(Instructions to follow) Repeat the entries that follow verbatim, without any of their pictures.

━━ Extracted information

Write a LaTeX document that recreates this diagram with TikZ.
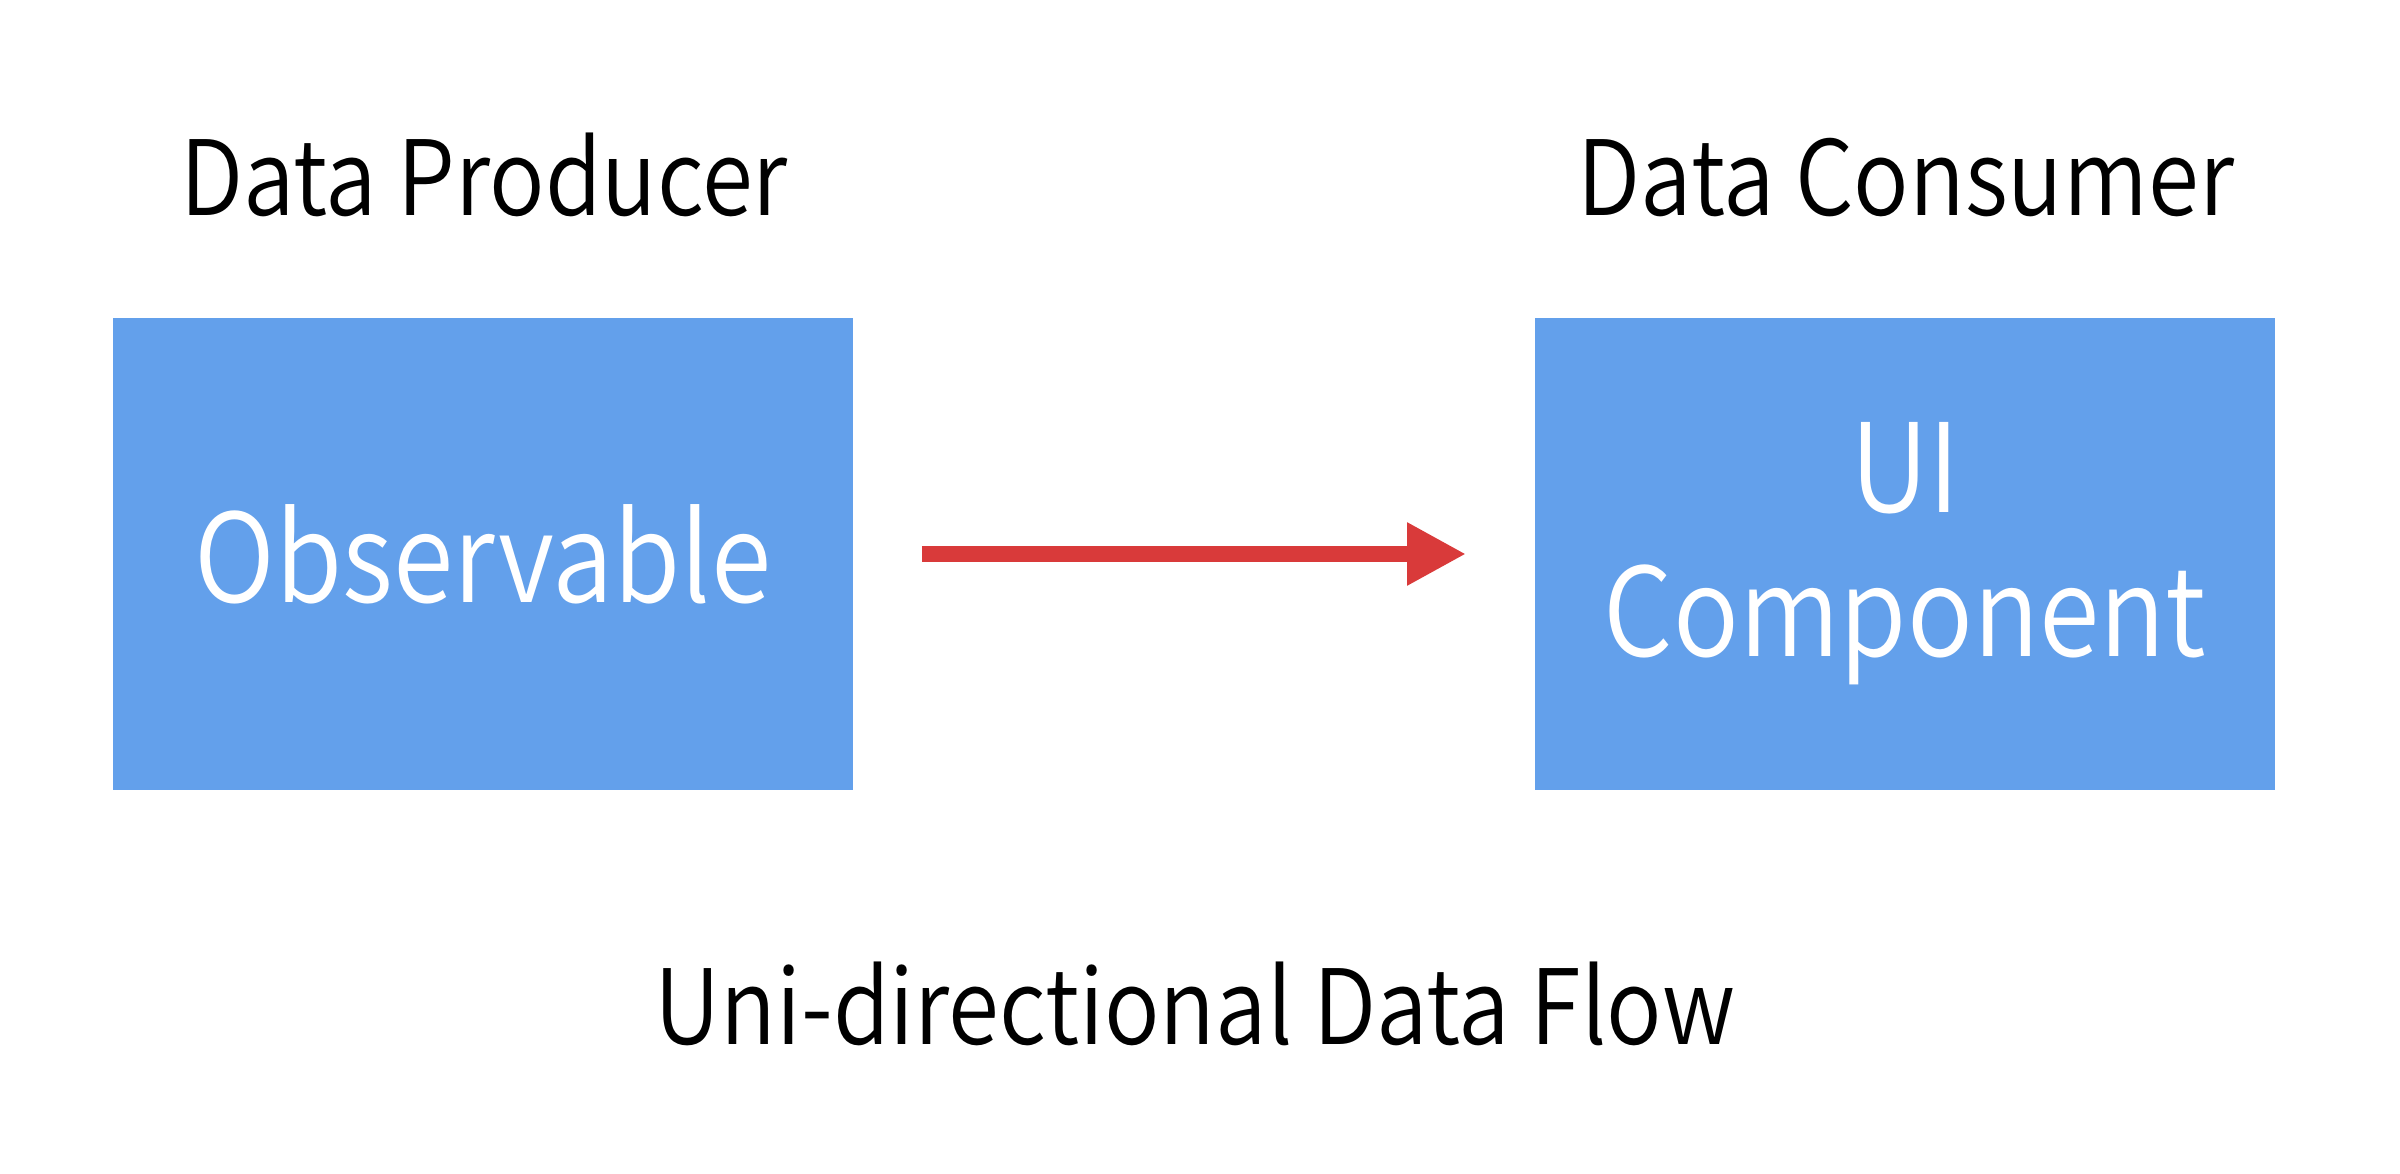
\documentclass[tikz,border=0pt]{standalone}
\usepackage{fontspec}
\setmainfont{Noto Sans CJK KR}[UprightFont={* DemiLight},FakeStretch=0.89]
\definecolor{boxblue}{RGB}{99,160,235}
\definecolor{arrred}{RGB}{217,58,58}
\usetikzlibrary{arrows.meta}
\begin{document}
\begin{tikzpicture}[x=0.01cm,y=-0.01cm,
  block/.style={fill=boxblue,draw=none,minimum width=7.4cm,minimum height=4.72cm,inner sep=0pt,text=white,font=\fontsize{35}{41}\selectfont,align=center},
  head/.style={font=\fontsize{29.5}{34}\selectfont,text=black,inner sep=0pt,anchor=base},
  flow/.style={draw=arrred,line width=0.16cm,-{Triangle[length=0.59cm,width=0.59cm]}}]
\useasboundingbox (0,0) rectangle (2400,1174);
\node[block] (prod) at (483,554) {Observable};
\node[block] (cons) at (1905,554) {UI\\Component};
\node[head] (hp) at (484,216) {Data Producer};
\node[head] (hc) at (1906,216) {Data Consumer};
\node[head] (ttl) at (1195,1045) {Uni-directional Data Flow};
\draw[flow] ([xshift=0.68cm]prod.east) -- ([xshift=-0.68cm]cons.west);
\end{tikzpicture}
\end{document}
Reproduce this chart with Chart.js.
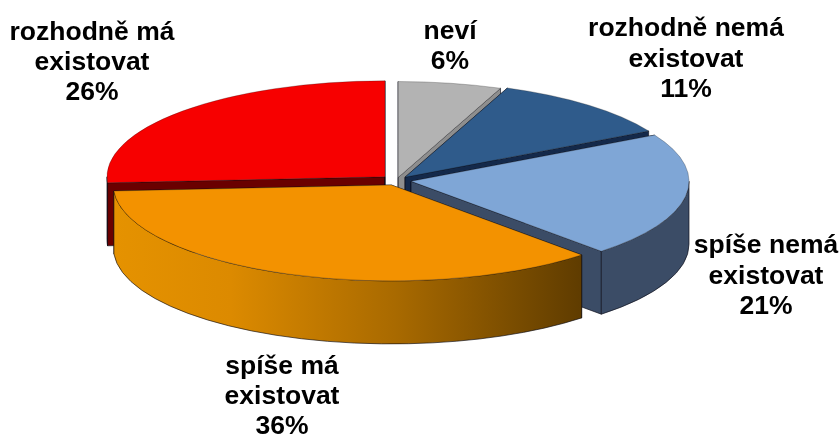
<!DOCTYPE html>
<html><head><meta charset="utf-8">
<style>html,body{margin:0;padding:0;background:#fff}canvas{display:block}</style>
<script src="https://cdn.jsdelivr.net/npm/chart.js@4"></script>
</head><body>
<canvas id="c" width="840" height="437"></canvas>
<script>
const categories = ['neví','rozhodně nemá existovat','spíše nemá existovat','spíše má existovat','rozhodně má existovat'];
const values = [6,11,21,36,26];
const labelLines = [['neví'],['rozhodně nemá','existovat'],['spíše nemá','existovat'],['spíše má','existovat'],['rozhodně má','existovat']];
const topColors = ['#B3B3B3','#2F5B8B','#7FA6D6','#F39200','#F70000'];
const wallColors = ['#8E8E8E','#14294A','#3B4C66','#A86A00','#6A0000'];
const explode = [9,12.9,14.7,14,15.8];
const labelCenterX = [450,686,766,282,92];
const labelTopY = [32,29,246,367,33];
const labelLineGap = [30,30.5,30.5,30,30];
const drawOrder = [0,1,2,4,3];
const squash = 0.345, depth = 63;

const pie3d = {
  id:'pie3d',
  beforeDatasetsDraw(chart){
    const ctx = chart.ctx, arcs = chart.getDatasetMeta(0).data;
    drawOrder.forEach(i=>{
      const arc = arcs[i], R = arc.outerRadius, a1 = arc.startAngle, a2 = arc.endAngle, mid=(a1+a2)/2;
      const dx = Math.cos(mid)*explode[i], dy = Math.sin(mid)*explode[i]*squash;
      const px = arc.x+dx, py = arc.y+dy, kR = R*squash;
      const ex = a=>px+R*Math.cos(a), ey = a=>py+kR*Math.sin(a);
      ctx.save();
      ctx.lineWidth = 0.8; ctx.strokeStyle = 'rgba(10,10,20,0.8)'; ctx.lineJoin='round';
      ctx.fillStyle = wallColors[i];
      [a1,a2].forEach(a=>{
        ctx.beginPath();
        ctx.moveTo(px,py); ctx.lineTo(ex(a),ey(a)); ctx.lineTo(ex(a),ey(a)+depth); ctx.lineTo(px,py+depth);
        ctx.closePath(); ctx.fill(); ctx.stroke();
      });
      [[a1,a2],[a1+2*Math.PI,a2+2*Math.PI],[a1-2*Math.PI,a2-2*Math.PI]].forEach(([p,q])=>{
        const s2=Math.max(p,0), e2=Math.min(q,Math.PI);
        if(e2<=s2) return;
        ctx.beginPath();
        ctx.ellipse(px,py,R,kR,0,s2,e2);
        ctx.lineTo(ex(e2),ey(e2)+depth);
        ctx.ellipse(px,py+depth,R,kR,0,e2,s2,true);
        ctx.closePath();
        if(i===3){
          const g = ctx.createLinearGradient(ex(e2),0,ex(s2),0);
          g.addColorStop(0,'#E59200'); g.addColorStop(0.25,'#DC8A00');
          g.addColorStop(0.6,'#A96A00'); g.addColorStop(1,'#5F3C00');
          ctx.fillStyle=g;
        } else ctx.fillStyle = wallColors[i];
        ctx.fill(); ctx.stroke();
      });
      ctx.translate(px,py); ctx.scale(1,squash); ctx.translate(-arc.x,-arc.y);
      arc.draw(ctx);
      ctx.restore();
    });
    return false;
  },
  afterDraw(chart){
    const ctx = chart.ctx;
    ctx.save();
    ctx.fillStyle='#000'; ctx.font='bold 26.5px "Liberation Sans", Arial, sans-serif';
    ctx.textAlign='center'; ctx.textBaseline='middle';
    values.forEach((v,i)=>{
      const lines = labelLines[i].concat(v+'%');
      lines.forEach((t,j)=>ctx.fillText(t,labelCenterX[i],labelTopY[i]+j*labelLineGap[i]));
    });
    ctx.restore();
  }
};

new Chart(document.getElementById('c'),{
  type:'pie',
  data:{labels:categories,datasets:[{data:values,backgroundColor:topColors,borderColor:'rgba(20,20,20,0.55)',borderWidth:0.7,radius:278,clip:false}]},
  options:{responsive:false,animation:false,
    layout:{padding:{right:47,bottom:76}},
    plugins:{legend:{display:false},tooltip:{enabled:false},title:{display:false}}},
  plugins:[pie3d]
});
</script>
</body></html>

━━━━

(Task answer)
Write a LaTeX document that recreates this diagram with TikZ.
\documentclass[tikz,border=0pt]{standalone}
\usepackage{fontspec}
\setmainfont{Noto Sans CJK KR}[UprightFont={* DemiLight},FakeStretch=0.89]
\definecolor{boxblue}{RGB}{99,160,235}
\definecolor{arrred}{RGB}{217,58,58}
\usetikzlibrary{arrows.meta}
\begin{document}
\begin{tikzpicture}[x=0.01cm,y=-0.01cm,
  block/.style={fill=boxblue,draw=none,minimum width=7.4cm,minimum height=4.72cm,inner sep=0pt,text=white,font=\fontsize{35}{41}\selectfont,align=center},
  head/.style={font=\fontsize{29.5}{34}\selectfont,text=black,inner sep=0pt,anchor=base},
  flow/.style={draw=arrred,line width=0.16cm,-{Triangle[length=0.59cm,width=0.59cm]}}]
\useasboundingbox (0,0) rectangle (2400,1174);
\node[block] (prod) at (483,554) {Observable};
\node[block] (cons) at (1905,554) {UI\\Component};
\node[head] (hp) at (484,216) {Data Producer};
\node[head] (hc) at (1906,216) {Data Consumer};
\node[head] (ttl) at (1195,1045) {Uni-directional Data Flow};
\draw[flow] ([xshift=0.68cm]prod.east) -- ([xshift=-0.68cm]cons.west);
\end{tikzpicture}
\end{document}
Reproduce this chart with Chart.js.
<!DOCTYPE html>
<html><head><meta charset="utf-8">
<style>html,body{margin:0;padding:0;background:#fff}canvas{display:block}</style>
<script src="https://cdn.jsdelivr.net/npm/chart.js@4"></script>
</head><body>
<canvas id="c" width="840" height="437"></canvas>
<script>
const categories = ['neví','rozhodně nemá existovat','spíše nemá existovat','spíše má existovat','rozhodně má existovat'];
const values = [6,11,21,36,26];
const labelLines = [['neví'],['rozhodně nemá','existovat'],['spíše nemá','existovat'],['spíše má','existovat'],['rozhodně má','existovat']];
const topColors = ['#B3B3B3','#2F5B8B','#7FA6D6','#F39200','#F70000'];
const wallColors = ['#8E8E8E','#14294A','#3B4C66','#A86A00','#6A0000'];
const explode = [9,12.9,14.7,14,15.8];
const labelCenterX = [450,686,766,282,92];
const labelTopY = [32,29,246,367,33];
const labelLineGap = [30,30.5,30.5,30,30];
const drawOrder = [0,1,2,4,3];
const squash = 0.345, depth = 63;

const pie3d = {
  id:'pie3d',
  beforeDatasetsDraw(chart){
    const ctx = chart.ctx, arcs = chart.getDatasetMeta(0).data;
    drawOrder.forEach(i=>{
      const arc = arcs[i], R = arc.outerRadius, a1 = arc.startAngle, a2 = arc.endAngle, mid=(a1+a2)/2;
      const dx = Math.cos(mid)*explode[i], dy = Math.sin(mid)*explode[i]*squash;
      const px = arc.x+dx, py = arc.y+dy, kR = R*squash;
      const ex = a=>px+R*Math.cos(a), ey = a=>py+kR*Math.sin(a);
      ctx.save();
      ctx.lineWidth = 0.8; ctx.strokeStyle = 'rgba(10,10,20,0.8)'; ctx.lineJoin='round';
      ctx.fillStyle = wallColors[i];
      [a1,a2].forEach(a=>{
        ctx.beginPath();
        ctx.moveTo(px,py); ctx.lineTo(ex(a),ey(a)); ctx.lineTo(ex(a),ey(a)+depth); ctx.lineTo(px,py+depth);
        ctx.closePath(); ctx.fill(); ctx.stroke();
      });
      [[a1,a2],[a1+2*Math.PI,a2+2*Math.PI],[a1-2*Math.PI,a2-2*Math.PI]].forEach(([p,q])=>{
        const s2=Math.max(p,0), e2=Math.min(q,Math.PI);
        if(e2<=s2) return;
        ctx.beginPath();
        ctx.ellipse(px,py,R,kR,0,s2,e2);
        ctx.lineTo(ex(e2),ey(e2)+depth);
        ctx.ellipse(px,py+depth,R,kR,0,e2,s2,true);
        ctx.closePath();
        if(i===3){
          const g = ctx.createLinearGradient(ex(e2),0,ex(s2),0);
          g.addColorStop(0,'#E59200'); g.addColorStop(0.25,'#DC8A00');
          g.addColorStop(0.6,'#A96A00'); g.addColorStop(1,'#5F3C00');
          ctx.fillStyle=g;
        } else ctx.fillStyle = wallColors[i];
        ctx.fill(); ctx.stroke();
      });
      ctx.translate(px,py); ctx.scale(1,squash); ctx.translate(-arc.x,-arc.y);
      arc.draw(ctx);
      ctx.restore();
    });
    return false;
  },
  afterDraw(chart){
    const ctx = chart.ctx;
    ctx.save();
    ctx.fillStyle='#000'; ctx.font='bold 26.5px "Liberation Sans", Arial, sans-serif';
    ctx.textAlign='center'; ctx.textBaseline='middle';
    values.forEach((v,i)=>{
      const lines = labelLines[i].concat(v+'%');
      lines.forEach((t,j)=>ctx.fillText(t,labelCenterX[i],labelTopY[i]+j*labelLineGap[i]));
    });
    ctx.restore();
  }
};

new Chart(document.getElementById('c'),{
  type:'pie',
  data:{labels:categories,datasets:[{data:values,backgroundColor:topColors,borderColor:'rgba(20,20,20,0.55)',borderWidth:0.7,radius:278,clip:false}]},
  options:{responsive:false,animation:false,
    layout:{padding:{right:47,bottom:76}},
    plugins:{legend:{display:false},tooltip:{enabled:false},title:{display:false}}},
  plugins:[pie3d]
});
</script>
</body></html>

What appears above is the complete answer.